EXERCISE TASK: All the data below goes into the copy word for word, but the pictures don't.
──────
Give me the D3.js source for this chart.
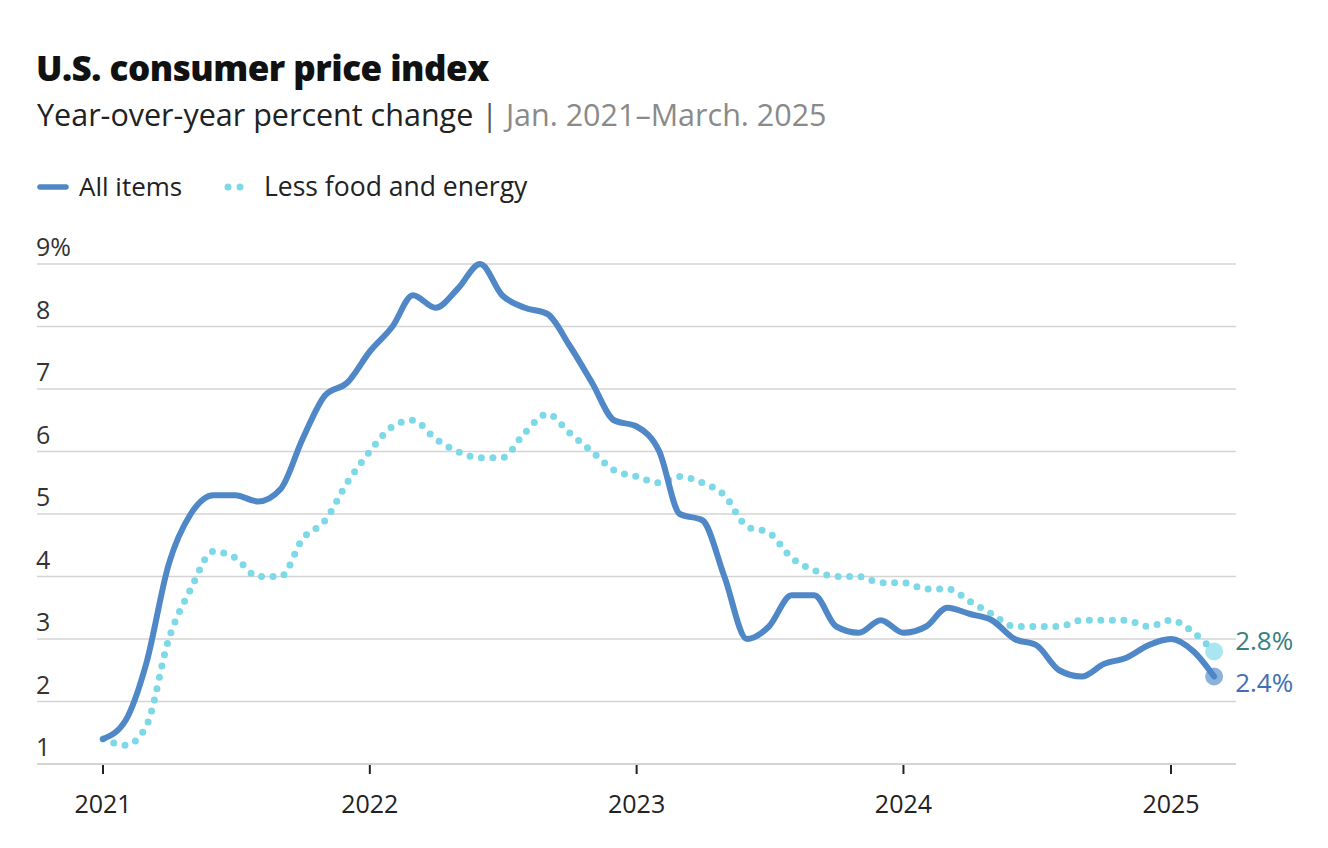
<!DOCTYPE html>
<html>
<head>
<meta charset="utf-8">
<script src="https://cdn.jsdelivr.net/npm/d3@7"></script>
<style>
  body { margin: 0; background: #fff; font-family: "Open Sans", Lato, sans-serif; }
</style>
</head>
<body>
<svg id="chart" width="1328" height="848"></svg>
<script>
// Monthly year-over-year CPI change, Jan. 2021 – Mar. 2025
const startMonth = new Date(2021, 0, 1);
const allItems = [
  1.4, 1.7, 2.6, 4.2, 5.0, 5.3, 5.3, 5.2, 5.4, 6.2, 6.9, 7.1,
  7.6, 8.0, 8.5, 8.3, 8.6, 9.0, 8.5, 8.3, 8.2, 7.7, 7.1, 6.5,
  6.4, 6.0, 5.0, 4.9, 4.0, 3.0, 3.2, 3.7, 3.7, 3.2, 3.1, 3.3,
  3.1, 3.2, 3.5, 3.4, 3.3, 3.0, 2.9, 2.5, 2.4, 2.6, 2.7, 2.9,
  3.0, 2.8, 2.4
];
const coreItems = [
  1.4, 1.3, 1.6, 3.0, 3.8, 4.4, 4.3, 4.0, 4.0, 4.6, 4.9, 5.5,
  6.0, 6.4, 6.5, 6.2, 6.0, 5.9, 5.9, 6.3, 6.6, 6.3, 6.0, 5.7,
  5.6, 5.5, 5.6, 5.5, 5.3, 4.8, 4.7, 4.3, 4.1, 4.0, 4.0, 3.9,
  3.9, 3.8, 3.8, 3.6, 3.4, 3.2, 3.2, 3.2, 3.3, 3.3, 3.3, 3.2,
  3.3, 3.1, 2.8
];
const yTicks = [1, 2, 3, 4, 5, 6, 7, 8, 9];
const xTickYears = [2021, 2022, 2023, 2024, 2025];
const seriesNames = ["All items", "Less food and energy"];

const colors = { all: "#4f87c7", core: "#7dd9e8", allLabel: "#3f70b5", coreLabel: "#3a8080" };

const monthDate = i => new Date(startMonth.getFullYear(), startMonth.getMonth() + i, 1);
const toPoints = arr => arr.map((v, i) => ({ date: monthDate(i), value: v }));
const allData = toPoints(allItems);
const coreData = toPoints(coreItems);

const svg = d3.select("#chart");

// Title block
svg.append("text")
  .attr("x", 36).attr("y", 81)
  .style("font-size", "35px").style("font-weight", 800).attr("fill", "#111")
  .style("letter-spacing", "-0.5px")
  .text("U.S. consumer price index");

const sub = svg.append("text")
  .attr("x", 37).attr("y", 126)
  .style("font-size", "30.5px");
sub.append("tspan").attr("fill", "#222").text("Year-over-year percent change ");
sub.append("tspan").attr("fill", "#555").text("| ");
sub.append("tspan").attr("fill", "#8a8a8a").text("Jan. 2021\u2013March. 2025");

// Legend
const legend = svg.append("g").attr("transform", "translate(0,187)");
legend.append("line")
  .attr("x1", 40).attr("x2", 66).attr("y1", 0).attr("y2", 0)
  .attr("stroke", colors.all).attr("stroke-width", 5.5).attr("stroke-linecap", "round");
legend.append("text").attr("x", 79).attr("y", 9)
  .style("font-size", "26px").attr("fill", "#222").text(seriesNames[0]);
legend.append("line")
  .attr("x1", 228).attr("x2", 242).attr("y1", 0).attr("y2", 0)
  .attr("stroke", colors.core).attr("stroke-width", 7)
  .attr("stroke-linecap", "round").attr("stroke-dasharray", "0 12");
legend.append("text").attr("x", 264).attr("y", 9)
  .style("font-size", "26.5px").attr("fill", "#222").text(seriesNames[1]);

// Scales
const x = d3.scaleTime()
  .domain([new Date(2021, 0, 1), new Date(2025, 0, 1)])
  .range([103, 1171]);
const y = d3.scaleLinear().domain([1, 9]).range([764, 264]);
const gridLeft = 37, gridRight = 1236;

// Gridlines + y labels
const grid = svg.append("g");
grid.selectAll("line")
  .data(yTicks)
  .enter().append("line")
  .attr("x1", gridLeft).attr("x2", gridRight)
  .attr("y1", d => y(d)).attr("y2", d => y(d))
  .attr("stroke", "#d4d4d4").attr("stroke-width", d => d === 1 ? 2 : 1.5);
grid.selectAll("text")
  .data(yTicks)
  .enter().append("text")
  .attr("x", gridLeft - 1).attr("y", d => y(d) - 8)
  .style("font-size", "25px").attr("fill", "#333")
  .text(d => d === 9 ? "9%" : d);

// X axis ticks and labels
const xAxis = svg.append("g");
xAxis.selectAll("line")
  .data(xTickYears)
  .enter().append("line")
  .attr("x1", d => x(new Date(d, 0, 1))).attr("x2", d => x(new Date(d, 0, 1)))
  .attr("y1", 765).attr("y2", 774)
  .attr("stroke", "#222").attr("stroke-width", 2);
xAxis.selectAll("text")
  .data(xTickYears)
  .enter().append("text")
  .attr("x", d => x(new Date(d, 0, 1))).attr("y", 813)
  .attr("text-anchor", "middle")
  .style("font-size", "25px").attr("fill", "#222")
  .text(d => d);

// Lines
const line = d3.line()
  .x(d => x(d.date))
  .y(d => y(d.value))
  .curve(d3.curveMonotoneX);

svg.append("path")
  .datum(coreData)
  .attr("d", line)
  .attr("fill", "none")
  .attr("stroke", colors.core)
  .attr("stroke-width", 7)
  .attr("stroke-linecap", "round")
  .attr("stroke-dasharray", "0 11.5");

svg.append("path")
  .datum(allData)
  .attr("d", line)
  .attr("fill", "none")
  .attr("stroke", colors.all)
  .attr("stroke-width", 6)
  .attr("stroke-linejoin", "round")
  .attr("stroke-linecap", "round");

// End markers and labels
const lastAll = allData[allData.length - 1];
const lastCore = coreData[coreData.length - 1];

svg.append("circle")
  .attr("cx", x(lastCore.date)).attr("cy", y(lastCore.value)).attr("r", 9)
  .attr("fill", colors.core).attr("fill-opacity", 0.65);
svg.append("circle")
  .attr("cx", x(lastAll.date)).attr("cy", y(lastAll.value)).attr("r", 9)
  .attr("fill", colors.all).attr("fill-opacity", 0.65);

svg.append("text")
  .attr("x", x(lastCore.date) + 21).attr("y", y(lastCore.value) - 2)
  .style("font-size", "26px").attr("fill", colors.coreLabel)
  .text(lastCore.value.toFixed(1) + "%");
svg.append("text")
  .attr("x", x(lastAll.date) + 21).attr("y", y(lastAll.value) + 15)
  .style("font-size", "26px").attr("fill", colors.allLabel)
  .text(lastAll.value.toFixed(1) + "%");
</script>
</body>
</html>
──────
SOLUTION TO THIS EXERCISE:
Give me the D3.js source for this chart.
<!DOCTYPE html>
<html>
<head>
<meta charset="utf-8">
<script src="https://cdn.jsdelivr.net/npm/d3@7"></script>
<style>
  body { margin: 0; background: #fff; font-family: "Open Sans", Lato, sans-serif; }
</style>
</head>
<body>
<svg id="chart" width="1328" height="848"></svg>
<script>
// Monthly year-over-year CPI change, Jan. 2021 – Mar. 2025
const startMonth = new Date(2021, 0, 1);
const allItems = [
  1.4, 1.7, 2.6, 4.2, 5.0, 5.3, 5.3, 5.2, 5.4, 6.2, 6.9, 7.1,
  7.6, 8.0, 8.5, 8.3, 8.6, 9.0, 8.5, 8.3, 8.2, 7.7, 7.1, 6.5,
  6.4, 6.0, 5.0, 4.9, 4.0, 3.0, 3.2, 3.7, 3.7, 3.2, 3.1, 3.3,
  3.1, 3.2, 3.5, 3.4, 3.3, 3.0, 2.9, 2.5, 2.4, 2.6, 2.7, 2.9,
  3.0, 2.8, 2.4
];
const coreItems = [
  1.4, 1.3, 1.6, 3.0, 3.8, 4.4, 4.3, 4.0, 4.0, 4.6, 4.9, 5.5,
  6.0, 6.4, 6.5, 6.2, 6.0, 5.9, 5.9, 6.3, 6.6, 6.3, 6.0, 5.7,
  5.6, 5.5, 5.6, 5.5, 5.3, 4.8, 4.7, 4.3, 4.1, 4.0, 4.0, 3.9,
  3.9, 3.8, 3.8, 3.6, 3.4, 3.2, 3.2, 3.2, 3.3, 3.3, 3.3, 3.2,
  3.3, 3.1, 2.8
];
const yTicks = [1, 2, 3, 4, 5, 6, 7, 8, 9];
const xTickYears = [2021, 2022, 2023, 2024, 2025];
const seriesNames = ["All items", "Less food and energy"];

const colors = { all: "#4f87c7", core: "#7dd9e8", allLabel: "#3f70b5", coreLabel: "#3a8080" };

const monthDate = i => new Date(startMonth.getFullYear(), startMonth.getMonth() + i, 1);
const toPoints = arr => arr.map((v, i) => ({ date: monthDate(i), value: v }));
const allData = toPoints(allItems);
const coreData = toPoints(coreItems);

const svg = d3.select("#chart");

// Title block
svg.append("text")
  .attr("x", 36).attr("y", 81)
  .style("font-size", "35px").style("font-weight", 800).attr("fill", "#111")
  .style("letter-spacing", "-0.5px")
  .text("U.S. consumer price index");

const sub = svg.append("text")
  .attr("x", 37).attr("y", 126)
  .style("font-size", "30.5px");
sub.append("tspan").attr("fill", "#222").text("Year-over-year percent change ");
sub.append("tspan").attr("fill", "#555").text("| ");
sub.append("tspan").attr("fill", "#8a8a8a").text("Jan. 2021\u2013March. 2025");

// Legend
const legend = svg.append("g").attr("transform", "translate(0,187)");
legend.append("line")
  .attr("x1", 40).attr("x2", 66).attr("y1", 0).attr("y2", 0)
  .attr("stroke", colors.all).attr("stroke-width", 5.5).attr("stroke-linecap", "round");
legend.append("text").attr("x", 79).attr("y", 9)
  .style("font-size", "26px").attr("fill", "#222").text(seriesNames[0]);
legend.append("line")
  .attr("x1", 228).attr("x2", 242).attr("y1", 0).attr("y2", 0)
  .attr("stroke", colors.core).attr("stroke-width", 7)
  .attr("stroke-linecap", "round").attr("stroke-dasharray", "0 12");
legend.append("text").attr("x", 264).attr("y", 9)
  .style("font-size", "26.5px").attr("fill", "#222").text(seriesNames[1]);

// Scales
const x = d3.scaleTime()
  .domain([new Date(2021, 0, 1), new Date(2025, 0, 1)])
  .range([103, 1171]);
const y = d3.scaleLinear().domain([1, 9]).range([764, 264]);
const gridLeft = 37, gridRight = 1236;

// Gridlines + y labels
const grid = svg.append("g");
grid.selectAll("line")
  .data(yTicks)
  .enter().append("line")
  .attr("x1", gridLeft).attr("x2", gridRight)
  .attr("y1", d => y(d)).attr("y2", d => y(d))
  .attr("stroke", "#d4d4d4").attr("stroke-width", d => d === 1 ? 2 : 1.5);
grid.selectAll("text")
  .data(yTicks)
  .enter().append("text")
  .attr("x", gridLeft - 1).attr("y", d => y(d) - 8)
  .style("font-size", "25px").attr("fill", "#333")
  .text(d => d === 9 ? "9%" : d);

// X axis ticks and labels
const xAxis = svg.append("g");
xAxis.selectAll("line")
  .data(xTickYears)
  .enter().append("line")
  .attr("x1", d => x(new Date(d, 0, 1))).attr("x2", d => x(new Date(d, 0, 1)))
  .attr("y1", 765).attr("y2", 774)
  .attr("stroke", "#222").attr("stroke-width", 2);
xAxis.selectAll("text")
  .data(xTickYears)
  .enter().append("text")
  .attr("x", d => x(new Date(d, 0, 1))).attr("y", 813)
  .attr("text-anchor", "middle")
  .style("font-size", "25px").attr("fill", "#222")
  .text(d => d);

// Lines
const line = d3.line()
  .x(d => x(d.date))
  .y(d => y(d.value))
  .curve(d3.curveMonotoneX);

svg.append("path")
  .datum(coreData)
  .attr("d", line)
  .attr("fill", "none")
  .attr("stroke", colors.core)
  .attr("stroke-width", 7)
  .attr("stroke-linecap", "round")
  .attr("stroke-dasharray", "0 11.5");

svg.append("path")
  .datum(allData)
  .attr("d", line)
  .attr("fill", "none")
  .attr("stroke", colors.all)
  .attr("stroke-width", 6)
  .attr("stroke-linejoin", "round")
  .attr("stroke-linecap", "round");

// End markers and labels
const lastAll = allData[allData.length - 1];
const lastCore = coreData[coreData.length - 1];

svg.append("circle")
  .attr("cx", x(lastCore.date)).attr("cy", y(lastCore.value)).attr("r", 9)
  .attr("fill", colors.core).attr("fill-opacity", 0.65);
svg.append("circle")
  .attr("cx", x(lastAll.date)).attr("cy", y(lastAll.value)).attr("r", 9)
  .attr("fill", colors.all).attr("fill-opacity", 0.65);

svg.append("text")
  .attr("x", x(lastCore.date) + 21).attr("y", y(lastCore.value) - 2)
  .style("font-size", "26px").attr("fill", colors.coreLabel)
  .text(lastCore.value.toFixed(1) + "%");
svg.append("text")
  .attr("x", x(lastAll.date) + 21).attr("y", y(lastAll.value) + 15)
  .style("font-size", "26px").attr("fill", colors.allLabel)
  .text(lastAll.value.toFixed(1) + "%");
</script>
</body>
</html>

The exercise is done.